Southern Cross Health Society’s membership numbers are the highest they’ve been since before 2008, with membership growing to 881,345 on January 31, 2021 - up by 6,000 in January 2020.
Southern Cross Health Society CEO Nick Astwick said the health crisis of the COVID-19 pandemic had resulted in dramatically lower cancellation numbers, as well as increased interest from new customers, all despite increased concerns around business and income.
He said that when the pandemic started, Southern Cross had been preparing for the worst - however, the reality had actually turned out to be the ‘best case scenario.’
“A year ago, when we started to go into this pandemic, we obviously saw some risks in our number of members,” Astwick told Insurance Business.
“If the private system was shut down and the economic challenges on personal and business balance sheets were hard, then we were expecting membership numbers to drop. But the reality is that we’re now at the highest numbers that we have been since 2008, so it’s probably been in line with the best scenario that we were hoping for, albeit we were planning for the worst.”
“Talking to the members, there are three things that seem to have driven this,” he explained.
“The first is the confidence that was out there prior to this most recent lockdown, as there has been a lot more personal and business confidence that probably wasn’t there six months ago.

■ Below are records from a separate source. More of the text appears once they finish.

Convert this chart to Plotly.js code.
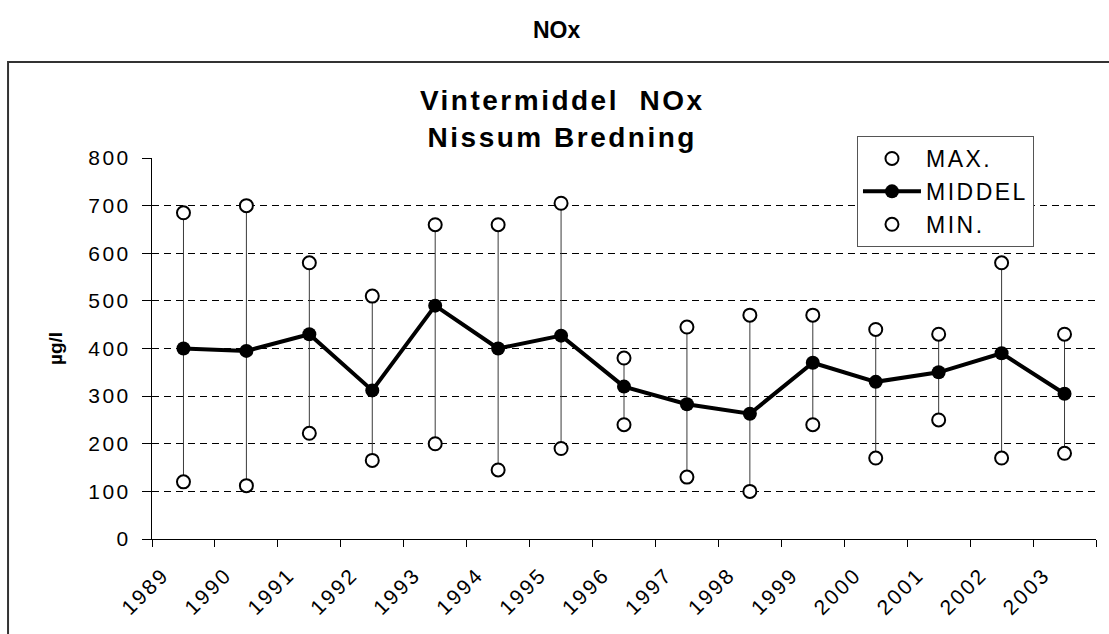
<!DOCTYPE html>
<html>
<head>
<meta charset="utf-8">
<script src="https://cdn.plot.ly/plotly-3.0.1.min.js"></script>
<style>
html, body { margin: 0; padding: 0; background: #fff; }
#chart { width: 1109px; height: 634px; }
.xtick text, .ytick text { letter-spacing: 2.5px; }
.legendtext { letter-spacing: 2.5px; }
.gtitle { letter-spacing: 2.5px; }
</style>
</head>
<body>
<div id="chart"></div>
<script>
// ---- data ----
const years       = [1989, 1990, 1991, 1992, 1993, 1994, 1995, 1996, 1997, 1998, 1999, 2000, 2001, 2002, 2003];
const tickLabels  = ["1989", "1990", "1991", "1992", "1993", "1994", "1995", "1996", "1997", "1998", "1999", "2000", "2001", "2002", "2003"];
const maxValues   = [685, 700, 580, 510, 660, 660, 705, 380, 445, 470, 470, 440, 430, 580, 430];
const meanValues  = [400, 395, 430, 312, 490, 400, 427, 320, 283, 263, 370, 330, 350, 390, 305];
const minValues   = [120, 112, 222, 165, 200, 145, 190, 240, 130, 100, 240, 170, 250, 170, 180];
const seriesNames = ["MAX.", "MIDDEL", "MIN."];

const FONT = "Liberation Sans, Arial, sans-serif";

// each year is drawn in the middle of its interval
const xPos = years.map(y => y + 0.5);
const tickVals = years.concat([years[years.length - 1] + 1]);
const tickText = tickLabels.concat([""]);

// vertical min-max range lines
const rx = [], ry = [];
years.forEach((y, i) => {
  rx.push(xPos[i], xPos[i], null);
  ry.push(maxValues[i], minValues[i], null);
});

const traces = [
  {
    x: rx, y: ry, mode: "lines", type: "scatter",
    line: { color: "#3a3a3a", width: 1 },
    showlegend: false, hoverinfo: "skip"
  },
  {
    x: xPos, y: maxValues, name: seriesNames[0], mode: "markers", type: "scatter",
    marker: { symbol: "circle", size: 13, color: "#ffffff", line: { color: "#000000", width: 2 } }
  },
  {
    x: xPos, y: meanValues, name: seriesNames[1], mode: "lines+markers", type: "scatter",
    line: { color: "#000000", width: 4 },
    marker: { symbol: "circle", size: 14, color: "#000000" }
  },
  {
    x: xPos, y: minValues, name: seriesNames[2], mode: "markers", type: "scatter",
    marker: { symbol: "circle", size: 13, color: "#ffffff", line: { color: "#000000", width: 2 } }
  }
];

const xr = [years[0], years[years.length - 1] + 1];

const layout = {
  width: 1109, height: 634,
  margin: { l: 152, r: 13, t: 158, b: 95 },
  paper_bgcolor: "#ffffff", plot_bgcolor: "rgba(0,0,0,0)",
  font: { family: FONT, color: "#000000" },
  title: {
    text: "Vintermiddel\u00a0 NOx<br>Nissum Bredning",
    font: { family: FONT, size: 28, weight: "bold", color: "#000000" },
    x: 0.507, xref: "container", xanchor: "center",
    y: 0.826, yref: "container", yanchor: "middle"
  },
  xaxis: {
    range: xr, tickmode: "array", tickvals: tickVals, ticktext: tickText,
    tickangle: -45, ticks: "outside", ticklen: 7, tickcolor: "#000000", tickwidth: 1,
    ticklabelshift: 11, ticklabelstandoff: 7,
    showline: true, linecolor: "#000000", linewidth: 1,
    showgrid: false, zeroline: false,
    tickfont: { family: FONT, size: 21, color: "#000000" },
    fixedrange: true
  },
  yaxis: {
    range: [0, 800], tickmode: "linear", tick0: 0, dtick: 100,
    ticks: "outside", ticklen: 9, tickcolor: "#000000", tickwidth: 1,
    showline: true, linecolor: "#000000", linewidth: 1,
    showgrid: true, gridcolor: "#000000", gridwidth: 1, griddash: "7px,5px",
    zeroline: false, ticklabelstandoff: 7,
    tickfont: { family: FONT, size: 21, color: "#000000" },
    title: { text: "µg/l", font: { family: FONT, size: 19, weight: "bold", color: "#000000" }, standoff: 20 },
    fixedrange: true
  },
  xaxis2: {
    overlaying: "x", anchor: "y", range: xr, tickmode: "array", tickvals: tickVals,
    ticks: "inside", ticklen: 7, tickcolor: "#000000", tickwidth: 1,
    showticklabels: false, showgrid: false, showline: false, zeroline: false, fixedrange: true
  },
  yaxis2: {
    overlaying: "y", anchor: "x", range: [0, 800], tickmode: "linear", tick0: 0, dtick: 100,
    ticks: "inside", ticklen: 5, tickcolor: "#000000", tickwidth: 1, side: "left",
    showticklabels: false, showgrid: false, showline: false, zeroline: false, fixedrange: true
  },
  legend: {
    x: 0.7468, y: 1.0577, xanchor: "left", yanchor: "top",
    bgcolor: "#ffffff", bordercolor: "#555555", borderwidth: 1,
    font: { family: FONT, size: 23, color: "#000000" },
    itemwidth: 58, tracegroupgap: 0
  },
  annotations: [
    {
      text: "NOx", xref: "paper", yref: "paper", x: 0.429, y: 1.336,
      xanchor: "center", yanchor: "middle", showarrow: false,
      font: { family: FONT, size: 23, weight: "bold", color: "#000000" }
    }
  ],
  shapes: [
    {
      type: "rect", xref: "paper", yref: "paper", layer: "below",
      x0: -0.1525, x1: 1.08, y0: -0.4, y1: 1.252,
      line: { color: "#333333", width: 2 }, fillcolor: "rgba(0,0,0,0)"
    }
  ],
  showlegend: true
};

Plotly.newPlot("chart", traces, layout, { displayModeBar: false, responsive: false });
</script>
</body>
</html>
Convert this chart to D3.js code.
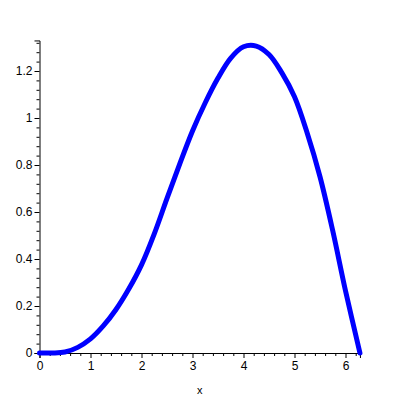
<!DOCTYPE html>
<html><head><meta charset="utf-8">
<script src="https://cdn.jsdelivr.net/npm/d3@7"></script>
<style>body{margin:0;background:#fff}svg{display:block}</style>
</head><body>
<script>
const xValues = [0, 0.25, 0.5, 0.75, 1.0, 1.25, 1.5, 1.75, 2.0, 2.25, 2.5, 2.75, 3.0, 3.25, 3.5, 3.75, 4.0, 4.25, 4.5, 4.75, 5.0, 5.25, 5.5, 5.75, 6.0, 6.2832];
const yValues = [0, 0.0, 0.004, 0.024, 0.06, 0.115, 0.185, 0.272, 0.375, 0.507, 0.658, 0.805, 0.945, 1.065, 1.17, 1.255, 1.303, 1.306, 1.27, 1.193, 1.09, 0.935, 0.75, 0.52, 0.265, 0.0];
const xTickLabels = ["0", "1", "2", "3", "4", "5", "6"];
const yTickLabels = ["0", "0.2", "0.4", "0.6", "0.8", "1", "1.2"];
const xAxisTitle = "x";

const W = 400, H = 400;
const svg = d3.select("body").append("svg").attr("width", W).attr("height", H);
const x = d3.scaleLinear().domain([0, 2 * Math.PI]).range([39.5, 39.5 + 51 * 2 * Math.PI]);
const y = d3.scaleLinear().domain([0, 1.33]).range([353, 353 - 1.33 * 235]);

const font = "Liberation Sans, Arial, sans-serif";

// x axis
const xMajor = xTickLabels.map(Number);
const xMinor = d3.range(0, 6.21, 0.2).filter(v => Math.abs(v - Math.round(v)) > 1e-6);
const gx = svg.append("g").attr("transform", `translate(0,${y(0)})`);
gx.call(d3.axisBottom(x).tickValues(xMinor).tickSize(3).tickFormat(""))
  .call(g => g.select(".domain").remove());
gx.append("g").call(d3.axisBottom(x).tickValues(xMajor).tickSize(5).tickPadding(3)
  .tickFormat((d, i) => xTickLabels[i]))
  .call(g => g.selectAll("text").attr("font-family", font).attr("font-size", 12).attr("fill", "#000"));
gx.selectAll("line").attr("stroke", "#000");
gx.selectAll(".domain").attr("stroke", "#000");

// y axis
const yMajor = yTickLabels.map(Number);
const yMinor = d3.range(0, 1.33, 0.04).filter(v => Math.abs(v / 0.2 - Math.round(v / 0.2)) > 1e-6);
const gy = svg.append("g").attr("transform", `translate(${x(0)},0)`);
gy.call(d3.axisLeft(y).tickValues(yMinor).tickSize(3).tickFormat(""))
  .call(g => g.select(".domain").remove());
gy.append("g").call(d3.axisLeft(y).tickValues(yMajor).tickSize(5).tickPadding(2)
  .tickFormat((d, i) => yTickLabels[i]))
  .call(g => g.selectAll("text").attr("font-family", font).attr("font-size", 12).attr("fill", "#000"));
gy.selectAll("line").attr("stroke", "#000");
gy.selectAll(".domain").attr("stroke", "#000");

// axis title
svg.append("text").attr("x", (x(0) + x(2 * Math.PI)) / 2).attr("y", 394)
  .attr("text-anchor", "middle").attr("font-family", font).attr("font-size", 11).text(xAxisTitle);

// curve
const data = xValues.map((v, i) => [v, yValues[i]]);
svg.append("path").datum(data)
  .attr("fill", "none").attr("stroke", "#0000ff").attr("stroke-width", 5)
  .attr("stroke-linejoin", "round").attr("stroke-linecap", "round")
  .attr("d", d3.line().x(d => x(d[0])).y(d => y(d[1])).curve(d3.curveCatmullRom.alpha(0.5)));
</script>
</body></html>
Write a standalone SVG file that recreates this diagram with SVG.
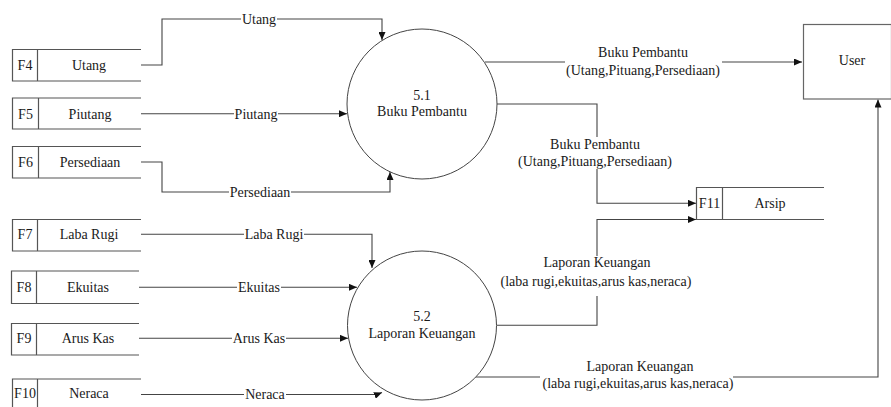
<svg xmlns="http://www.w3.org/2000/svg" width="891" height="407" viewBox="0 0 891 407">
<defs>
<marker id="arr" markerUnits="userSpaceOnUse" markerWidth="8" markerHeight="7" refX="8" refY="3.5" orient="auto">
<path d="M0,0 L8,3.5 L0,7 z" fill="#111"/>
</marker>
<style>
text{font-family:"Liberation Serif","Times New Roman",serif;font-size:14px;fill:#1a1a1a;text-anchor:middle}
.st{fill:none;stroke:#555;stroke-width:1.2}
.proc{fill:#fff;stroke:#444;stroke-width:1}
.ent{fill:#fff;stroke:#666;stroke-width:1.2}
.cn{fill:none;stroke:#444;stroke-width:1.1;marker-end:url(#arr)}
.bg{fill:#fff;stroke:none}
</style>
</defs>
<rect width="891" height="407" fill="#fff"/>

<g id="connectors">
<path class="cn" d="M141,65 H162 V19 H382 V40"/>
<path class="cn" d="M141,113.7 H347"/>
<path class="cn" d="M141,162 H162 V192 H390 V172"/>
<path class="cn" d="M141,234.3 H372 V268"/>
<path class="cn" d="M139,287.3 H357"/>
<path class="cn" d="M139,338.3 H348"/>
<path class="cn" d="M141,394.5 H377 L382,392.5"/>
<path class="cn" d="M485,62 H802"/>
<path class="cn" d="M497,104 H597 V203.3 H696"/>
<path class="cn" d="M497,325.3 H597 V219.5 H696"/>
<path class="cn" d="M476,377 H878 V99.5"/>
</g>

<g id="labels">
<rect class="bg" x="241" y="12" width="36" height="14"/>
<text x="259" y="24">Utang</text>
<rect class="bg" x="234" y="107" width="44" height="14"/>
<text x="256" y="118.5">Piutang</text>
<rect class="bg" x="229" y="185" width="62" height="14"/>
<text x="260" y="197">Persediaan</text>
<rect class="bg" x="244" y="227" width="60" height="14"/>
<text x="274" y="239">Laba Rugi</text>
<rect class="bg" x="237" y="280" width="44" height="14"/>
<text x="259" y="292">Ekuitas</text>
<rect class="bg" x="232" y="331" width="54" height="14"/>
<text x="259" y="343">Arus Kas</text>
<rect class="bg" x="244" y="387" width="42" height="14"/>
<text x="265" y="399">Neraca</text>

<rect class="bg" x="565" y="42" width="157" height="38"/>
<text x="643" y="57">Buku Pembantu</text>
<text x="643" y="75">(Utang,Pituang,Persediaan)</text>

<rect class="bg" x="516" y="137" width="158" height="32"/>
<text x="595" y="149">Buku Pembantu</text>
<text x="595" y="166">(Utang,Pituang,Persediaan)</text>

<rect class="bg" x="497" y="256" width="198" height="40"/>
<text x="597" y="267">Laporan Keuangan</text>
<text x="596" y="286">(laba rugi,ekuitas,arus kas,neraca)</text>

<rect class="bg" x="540" y="358" width="193" height="33"/>
<text x="640" y="371">Laporan Keuangan</text>
<text x="638" y="388">(laba rugi,ekuitas,arus kas,neraca)</text>
</g>

<g id="F4">
<path class="st" d="M141,49.5 H12.5 V81 H141 M37.5,49.5 V81"/>
<text x="25" y="70">F4</text>
<text x="89" y="70">Utang</text>
</g>
<g id="F5">
<path class="st" d="M141,98 H12.5 V129 H141 M38.5,98 V129"/>
<text x="25.5" y="118.5">F5</text>
<text x="90" y="118.5">Piutang</text>
</g>
<g id="F6">
<path class="st" d="M141,146.5 H12.5 V178 H141 M38.5,146.5 V178"/>
<text x="25.5" y="167">F6</text>
<text x="90" y="167">Persediaan</text>
</g>
<g id="F7">
<path class="st" d="M141,219.5 H12.5 V251 H141 M37.5,219.5 V251"/>
<text x="25" y="239">F7</text>
<text x="89" y="239">Laba Rugi</text>
</g>
<g id="F8">
<path class="st" d="M139,271 H11.5 V303.5 H139 M36.5,271 V303.5"/>
<text x="24" y="292">F8</text>
<text x="88" y="292">Ekuitas</text>
</g>
<g id="F9">
<path class="st" d="M139,323.5 H11.5 V355 H139 M36.5,323.5 V355"/>
<text x="24" y="343">F9</text>
<text x="88" y="343">Arus Kas</text>
</g>
<g id="F10">
<path class="st" d="M141,379 H12.5 V412 M37.5,379 V412"/>
<text x="25" y="398">F10</text>
<text x="89" y="398">Neraca</text>
</g>
<g id="F11">
<path class="st" d="M824,187.5 H696.5 V219.5 H824 M722.5,187.5 V219.5"/>
<text x="709.5" y="208">F11</text>
<text x="770" y="208">Arsip</text>
</g>

<g id="P5_1">
<circle class="proc" cx="422" cy="104" r="75"/>
<text x="422" y="100">5.1</text>
<text x="422" y="116">Buku Pembantu</text>
</g>
<g id="P5_2">
<circle class="proc" cx="422" cy="325.5" r="74.5"/>
<text x="422" y="321">5.2</text>
<text x="422" y="337.5">Laporan Keuangan</text>
</g>

<g id="User">
<rect class="ent" x="803.5" y="24.5" width="88" height="74.5"/>
<text x="852" y="65">User</text>
</g>
</svg>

“The second driver is really that the pandemic has been a health crisis, and our members are wanting the health assurance that an insurance policy can provide.”
Astwick said health insurance had given members the peace of mind to be able to get healthcare when they need it, rather than having to potentially face waiting times in the public system. But he said the low cancellation numbers are what had truly illustrated the value of health insurance, as drop-off rates had been surprisingly low.
“While we have strong interest from people wanting to join, it’s actually the cancellation rate that’s really shown how much people value that assurance,” Astwick said.
“Another driver is that there have been a lot of support measures for COVID-19, so our members have been very loyal on that basis. But I do think the pandemic is still the primary reason, and it’s been about having some assurance when things are still quite uncertain.”